Rapora göre, yalnızca bir yılda 62 bin kişi kirli hava nedeniyle yaşamını yitirdi. Uzmanlar, bu durumu “sessiz bir halk sağlığı krizi” olarak nitelendiriyor. Partikül madde (PM) kirliliğinin sigara içmek kadar ölümcül riskler taşıdığına dikkat çekiliyor.
Raporda, Türkiye’nin farklı illerinde hava kalitesi ölçümleri ayrıntılı şekilde paylaşıldı. 2024 boyunca yapılan analizlerde, Iğdır, Erzincan ve Kütahya Türkiye’nin havası en kirli üç ili olarak belirlendi. Bu şehirlerdeki partikül madde seviyeleri, Dünya Sağlık Örgütü (DSÖ) tarafından belirlenen güvenli sınırların birkaç kat üzerine çıktı.

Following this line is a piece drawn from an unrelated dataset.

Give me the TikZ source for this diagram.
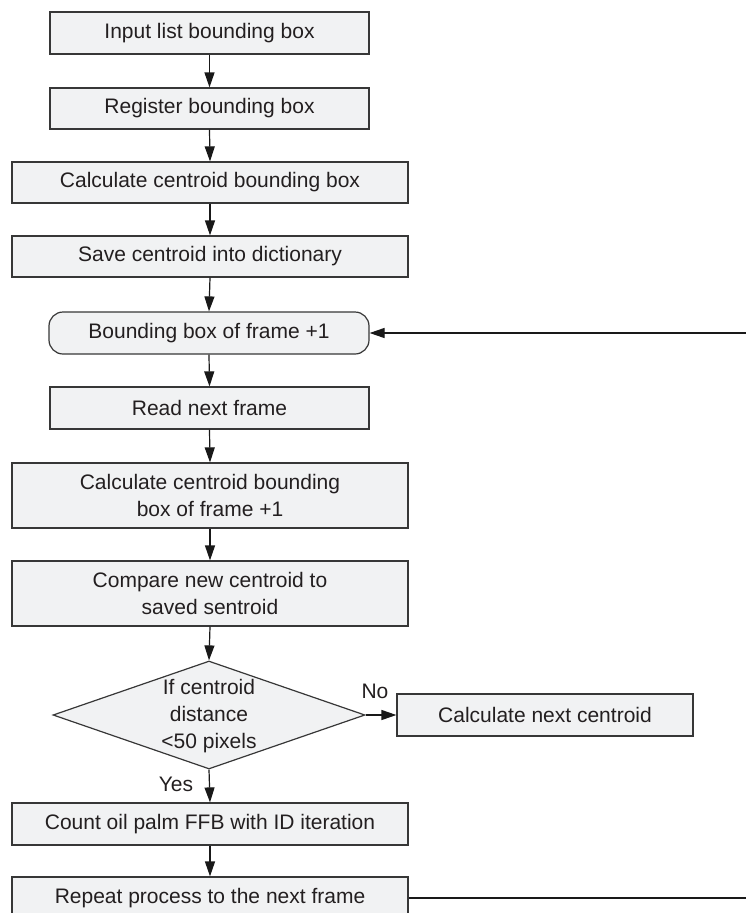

Hava Kirliliği 62 Bin Erken Ölüme Neden Oldu
Temiz Hava Hakkı Platformu verilerine göre, 2024 yılında hava kirliliğine bağlı hastalıklar nedeniyle 62 bin kişi hayatını kaybetti. Bu ölümler, özellikle solunum yolu hastalıkları, kalp-damar rahatsızlıkları ve kanser vakalarında artışa neden oldu. Uzmanlar, hava kirliliğinin etkilerini uzun vadeli bir sağlık sorunu olarak değerlendiriyor.
Solunan kirli havanın, sigara içmekle benzer düzeyde sağlık riski oluşturduğu belirtiliyor. Hava kalitesi düşük bölgelerde yaşayan vatandaşların, kronik hastalıklara yakalanma oranının diğer illere göre çok daha yüksek olduğu ifade ediliyor.
Ekonomiye 138 Milyar Dolarlık Kayıp
Raporda yer alan ekonomik veriler de dikkat çekici. Türkiye ekonomisinin hava kirliliği nedeniyle yılda 138 milyar dolar zarar ettiği açıklandı. Bu kaybın en önemli nedenleri arasında ısınmada kömür kullanımı, sanayi tesislerinden kaynaklanan emisyonlar ve şehir trafiği gösteriliyor.
Uzmanlar, hava kirliliğinin yalnızca çevresel değil, aynı zamanda ekonomik bir kriz yarattığını vurguluyor. İş gücü kaybı, sağlık harcamalarındaki artış ve üretim verimliliğinin düşmesi, ekonomiye doğrudan etki eden unsurlar arasında.
En Kirli Şehirler: Iğdır, Erzincan ve Kütahya
Temiz Hava Hakkı Platformu verilerine göre, Iğdır, Erzincan ve Kütahya Türkiye’de hava kalitesi en düşük iller olarak belirlendi. Bu şehirlerdeki partikül madde oranı, DSÖ’nün önerdiği yıllık ortalama sınır değerlerin üç ila dört katına ulaştı.
İstanbul ve Ankara gibi büyük şehirlerde ise hava kalitesi “hassas” düzeyde ölçüldü. Bu illerde de yoğun trafik, fosil yakıt kullanımı ve sanayi faaliyetleri hava kalitesini olumsuz etkilemeye devam ediyor.
Uzmanlardan Net Uyarı: “Sessiz Kriz” Derinleşiyor
Temiz Hava Hakkı Platformu Koordinatörü Deniz Gümüşel, raporun sonuçlarını değerlendirirken planlı kentleşmenin önemine dikkat çekti. Gümüşel, “Dünya Sağlık Örgütü standartlarına yaklaşmak, hem ekonomik hem de insani kayıpları azaltır” ifadelerini kullandı.
Uzmanlara göre, hava kirliliği ile mücadelede enerji politikalarının değiştirilmesi büyük önem taşıyor. Kömür ve fosil yakıt kullanımının azaltılması, yenilenebilir enerji kaynaklarına geçişin hızlandırılması gerekiyor.